In the statement posted beside each ArtPrize entry, one could observe the artists often stretching to disclose, or invent, the meaning of their work. Some of these were absurdly hyperbolic. One artist declared that by using gigantic pencil sketches of first responders to the 9/11 attack, he revealed the true meaning of violence and the possibility of inner peace. Another artist asked us to see in watercolors of swamp weeds the fundamental unity of all living things. A colorful collage, another creator insisted, is about the transience of suffering and the possibility of enlightenment. (A mental exercise I recommended to some other viewers: imagine that each of the artists’ statements had been moved one entry to the right. Would you be able to tell?)

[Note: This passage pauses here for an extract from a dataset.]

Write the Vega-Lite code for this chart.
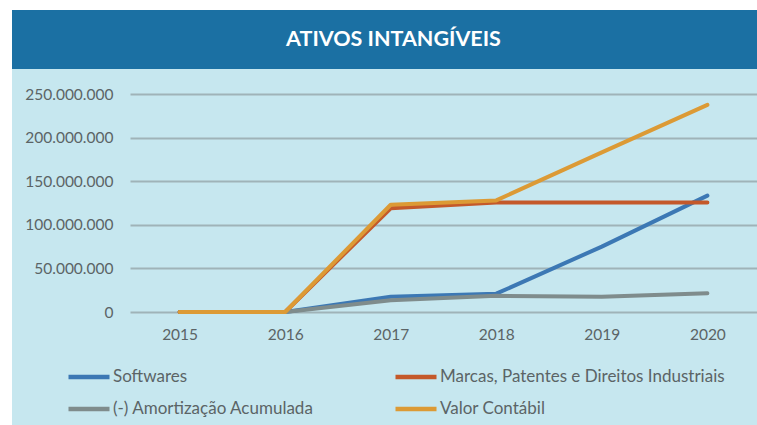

When art comes to church accompanied by such pretentious hokum, it is not surprising that it receives a cool reception. But the remarkable achievement of ArtPrize is this: at the best of the religious venues—those mentioned above, as well as St. Mark’s Episcopal and First United Methodist—the negotiations between artist and venue gave birth to exhibits in which works entered into dialogue with each other and with the space. Artists who sought a place in these churches tended to propose work that was thoughtful and reflective, not merely pretty or showy. Most of the churches selected work that would reinforce, not contradict or ignore, their commitment to fostering purposeful and faithful living.
When a piece of art is displayed in a church, it becomes in subtle ways a different work. Perhaps the horizon of its meaning expands. Perhaps it speaks more clearly of the beauty of creation, or of the ways we have sullied it. The juxtaposition of a traditional still life and a figure study, displayed across from a bold abstract canvas, under a treelike assemblage of worn farm tools, is seen differently when viewed within the architecture and symbolism of church.
The same truth goes the other way: fill a church with artwork, and it becomes in subtle ways a different sort of building—especially if there happen to be tens of thousands of people coming and going. We like to think that our churches convey welcome to every passerby, every week of the year, but this is seldom true. Barriers of unfamiliarity and not belonging are not easily removed. During ArtPrize, these barriers became much lower. What had been a place for one congregation to gather became a place for everyone to look, to ponder, and to engage in dialogue with artists, with church volunteers, and with artworks. Whether the visitors ever return on a Sunday or not, their presence is a form of participation in the religious life of a particular Christian community.
A version of this article appears in the print edition under the title “Sanctuary exhibits.”